Assaggio il Fleurie le Pied de la Cour 2017 di Jean-louis Dutraive, che conserva il profilo intenso sulla freschezza e non disdegna un piccolo tocco di volatile (in un’annata difficile come la 2016 era decisamente ingombrante), che si affianca a una intensità aromatica di ciliegia fresca molto intensa! Una piacevole rugosità in bocca, accompagna un finale lungo e intenso sempre sul frutto! Vino molto meno immediato dei precedenti, ma molto interessante! Anche in questo caso, come per il vino di Jean Paul Brun, macerazione semi carbonica, per un vino da aspettare, ma chi ha pazienza?
Domaine Mee Godard
Enologa di formazione ma senza una storia enologica, Mee realizza il suo sogno rilevando da sola nel febbraio 2013 un piccolo domaine viticolo composto da vigneti molto vecchi nei migliori terroir di Morgon (Corcelette, Grand Cras, Côte du Py). Nel 2016 acquisisce anche una piccola parcella nella denominazione Moulin-à-Vent. Una storia recente che sembra promettere molto bene!
Assaggio il Moulin-à-Vent au Michelon 2018 del Domaine Mee Godard ed è superlativo! Ovviamente giocato sul frutto in questo momento, è un susseguirsi di frutti maturi, dall'amarena alla mora, ma si fonde con grande eleganza con una nota tannica presente, ma vellutata. La freschezza lo sorregge pienamente e promette un grande futuro! I suoi vini di Morgon sono buoni, ma fatico a entrare in sintonia con questa denominazione. Qui siamo veramente in un altro pianeta! Un grande vino!
Clos de MEZ
Marie-Elodie Zighera è originaria del Beaujolais, ma se ne era allontanata per seguire il marito, un Confuron, enologo in Borgogna. Nei primi anni 2000 ha ripreso le vigne di famiglia, situate tra il comune di Fleurie e di Morgon per ridare vita alla produzione in proprio di grandi vini, ma portandosi dietro l’esperienza dalla Borgogna. Il risultato è una produzione caratterizzata da uno stile giocato sulla riduzione, che ha bisogno di tempo per rivelarsi, ma che può dare grandi soddisfazioni. Ho avuto la fortuna di partecipare a una verticale che rimontava fino alle prime annate della nuova produzione e sono rimasto esterrefatto dalla freschezza di un vino come il 2009, oggi di grande slancio!

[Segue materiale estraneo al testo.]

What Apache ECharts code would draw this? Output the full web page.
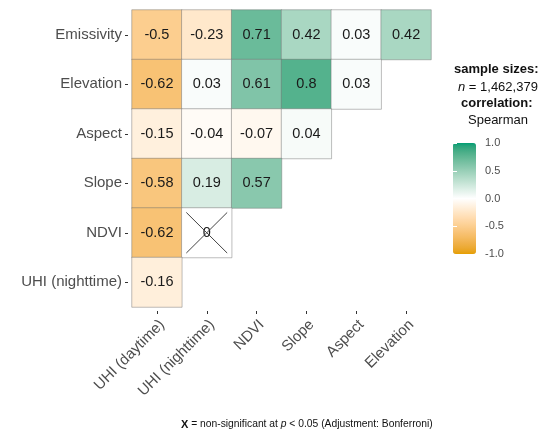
<!DOCTYPE html>
<html>
<head>
<meta charset="utf-8">
<script src="https://cdn.jsdelivr.net/npm/echarts@6/dist/echarts.min.js"></script>
<style>
  html, body { margin: 0; padding: 0; background: #ffffff; }
  #chart { width: 553px; height: 435px; }
</style>
</head>
<body>
<div id="chart"></div>
<script>
// Variables along the bottom and down the left side
const columns = ['UHI (daytime)', 'UHI (nighttime)', 'NDVI', 'Slope', 'Aspect', 'Elevation'];
const rows = ['Emissivity', 'Elevation', 'Aspect', 'Slope', 'NDVI', 'UHI (nighttime)'];

// Lower-triangle Spearman coefficients, one array per row, left to right
const emissivity = [-0.5, -0.23, 0.71, 0.42, 0.03, 0.42];
const elevation = [-0.62, 0.03, 0.61, 0.8, 0.03];
const aspect = [-0.15, -0.04, -0.07, 0.04];
const slope = [-0.58, 0.19, 0.57];
const ndvi = [-0.62, 0];
const uhiNight = [-0.16];
const rowValues = [emissivity, elevation, aspect, slope, ndvi, uhiNight];

// Pairs that are not significant after Bonferroni adjustment: [column, row]
const nonSignificant = [['UHI (nighttime)', 'NDVI']];

const FONT = '"Liberation Sans", Arial, sans-serif';

// Diverging palette low / mid / high, blended in CIE Lab so the ramp stays soft
const paletteStops = ['#E69F00', '#FFFFFF', '#009E73'];

function hexToLab(hex) {
  const n = parseInt(hex.slice(1), 16);
  const lin = c => { c /= 255; return c <= 0.04045 ? c / 12.92 : Math.pow((c + 0.055) / 1.055, 2.4); };
  const r = lin((n >> 16) & 255), g = lin((n >> 8) & 255), b = lin(n & 255);
  const X = (0.4124 * r + 0.3576 * g + 0.1805 * b) / 0.95047;
  const Y = (0.2126 * r + 0.7152 * g + 0.0722 * b);
  const Z = (0.0193 * r + 0.1192 * g + 0.9505 * b) / 1.08883;
  const f = t => t > 0.008856 ? Math.cbrt(t) : 7.787 * t + 16 / 116;
  const fx = f(X), fy = f(Y), fz = f(Z);
  return [116 * fy - 16, 500 * (fx - fy), 200 * (fy - fz)];
}
function labToHex([L, a, bb]) {
  const fy = (L + 16) / 116, fx = fy + a / 500, fz = fy - bb / 200;
  const finv = t => t > 0.206893 ? t * t * t : (t - 16 / 116) / 7.787;
  const X = finv(fx) * 0.95047, Y = finv(fy), Z = finv(fz) * 1.08883;
  let r = 3.2406 * X - 1.5372 * Y - 0.4986 * Z;
  let g = -0.9689 * X + 1.8758 * Y + 0.0415 * Z;
  let b = 0.0557 * X - 0.2040 * Y + 1.0570 * Z;
  const gam = c => {
    c = c <= 0.0031308 ? 12.92 * c : 1.055 * Math.pow(c, 1 / 2.4) - 0.055;
    return Math.max(0, Math.min(255, Math.round(c * 255)));
  };
  return '#' + [gam(r), gam(g), gam(b)].map(v => v.toString(16).padStart(2, '0')).join('');
}
function labRamp(stops, steps) {
  const labs = stops.map(hexToLab);
  const out = [];
  const segs = labs.length - 1;
  for (let i = 0; i <= steps; i++) {
    const t = i / steps * segs;
    const k = Math.min(segs - 1, Math.floor(t));
    const u = t - k;
    out.push(labToHex(labs[k].map((v, j) => v + (labs[k + 1][j] - v) * u)));
  }
  return out;
}
const rampColors = labRamp(paletteStops, 40);

const heatData = [];
rowValues.forEach((vals, r) => vals.forEach((v, c) => heatData.push([c, r, v])));
const crossData = nonSignificant.map(([c, r]) => [columns.indexOf(c), rows.indexOf(r)]);

const chart = echarts.init(document.getElementById('chart'), null, { renderer: 'canvas' });

chart.setOption({
  backgroundColor: '#ffffff',
  animation: false,
  textStyle: { fontFamily: FONT },
  grid: [
    { left: 132, top: 10, width: 299, height: 297 },
    { left: 453, top: 143, width: 23, height: 111 }
  ],
  xAxis: [
    {
      type: 'category', data: columns, gridIndex: 0, position: 'bottom', offset: 4,
      axisLine: { show: false },
      axisTick: { show: true, alignWithLabel: true, length: 3, lineStyle: { color: '#333333', width: 1 } },
      axisLabel: { rotate: 45, margin: 6, fontSize: 15, color: '#4d4d4d', fontFamily: FONT, interval: 0,
        align: 'right', verticalAlign: 'top', overflow: 'none' },
      splitLine: { show: false }
    },
    { type: 'value', gridIndex: 1, show: false, min: 0, max: 1 }
  ],
  yAxis: [
    {
      type: 'category', data: rows, gridIndex: 0, inverse: true, offset: 4,
      axisLine: { show: false },
      axisTick: { show: true, alignWithLabel: true, length: 3, lineStyle: { color: '#333333', width: 1 } },
      axisLabel: { margin: 6, fontSize: 15, color: '#4d4d4d', fontFamily: FONT, interval: 0 },
      splitLine: { show: false }
    },
    {
      type: 'value', gridIndex: 1, position: 'right', min: -1, max: 1, interval: 0.5, z: 10,
      axisLine: { show: false },
      axisTick: { show: true, inside: true, length: 4, lineStyle: { color: '#ffffff', width: 1 } },
      axisLabel: { margin: 9, fontSize: 11, color: '#4d4d4d', fontFamily: FONT,
        formatter: v => v.toFixed(1) },
      splitLine: { show: false }
    },
    {
      type: 'value', gridIndex: 1, position: 'left', min: -1, max: 1, interval: 0.5, z: 10,
      axisLine: { show: false },
      axisTick: { show: true, inside: true, length: 4, lineStyle: { color: '#ffffff', width: 1 } },
      axisLabel: { show: false },
      splitLine: { show: false }
    }
  ],
  visualMap: {
    type: 'continuous', seriesIndex: 0, min: -1, max: 1,
    left: 453, top: 143, itemWidth: 23, itemHeight: 111, padding: 0,
    calculable: false, text: null, showLabel: false,
    inRange: { color: rampColors }
  },
  series: [
    {
      type: 'heatmap', xAxisIndex: 0, yAxisIndex: 0, data: heatData,
      itemStyle: { borderColor: 'rgba(110,110,110,0.45)', borderWidth: 1 },
      label: {
        show: true, fontSize: 14.5, color: '#1a1a1a', fontFamily: FONT,
        formatter: p => String(p.value[2])
      },
      emphasis: { disabled: true }
    },
    {
      type: 'custom', xAxisIndex: 0, yAxisIndex: 0, data: crossData, z: 5, silent: true,
      renderItem(params, api) {
        const c = api.coord([api.value(0), api.value(1)]);
        const s = api.size([1, 1]);
        const hw = s[0] * 0.41, hh = s[1] * 0.41;
        const st = { stroke: '#444444', lineWidth: 1 };
        return {
          type: 'group',
          children: [
            { type: 'line', shape: { x1: c[0] - hw, y1: c[1] - hh, x2: c[0] + hw, y2: c[1] + hh }, style: st },
            { type: 'line', shape: { x1: c[0] - hw, y1: c[1] + hh, x2: c[0] + hw, y2: c[1] - hh }, style: st }
          ]
        };
      }
    }
  ],
  graphic: [
    { type: 'text', left: 454, top: 63,
      style: { text: 'sample sizes:', font: 'bold 13px ' + FONT, fill: '#111111' } },
    { type: 'text', left: 458, top: 81,
      style: { text: '{i|n} = 1,462,379', font: '13px ' + FONT, fill: '#111111',
        rich: { i: { fontStyle: 'italic', fontSize: 13, fontFamily: FONT, fill: '#111111' } } } },
    { type: 'text', left: 461, top: 97,
      style: { text: 'correlation:', font: 'bold 13px ' + FONT, fill: '#111111' } },
    { type: 'text', left: 468, top: 114,
      style: { text: 'Spearman', font: '13px ' + FONT, fill: '#111111' } },
    { type: 'text', left: 181, top: 419,
      style: { text: '{b|X} = non-significant at {i|p} < 0.05 (Adjustment: Bonferroni)',
        font: '10.3px ' + FONT, fill: '#111111',
        rich: {
          b: { fontWeight: 'bold', fontSize: 11, fontFamily: FONT, fill: '#111111' },
          i: { fontStyle: 'italic', fontSize: 10.3, fontFamily: FONT, fill: '#111111' }
        } } }
  ]
});
</script>
</body>
</html>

Assaggio questo Fleurie la Dot 2015 del Clos de MEZ ed é magico! Indubbiamente atipico, vinificato senza macerazione carbonica, conserva i tratti della Borgogna e, pur rimanendo un Fleurie, stringe l’occhio alla denominazione confinante, Morgon, con una densità decisamente più importante. Nonostante l'annata calda, conserva una freschezza meravigliosa e una nota di liquirizia veramente magica! Con l'ossigenazione si fonde e si arricchisce di spessore e complessità aromatica!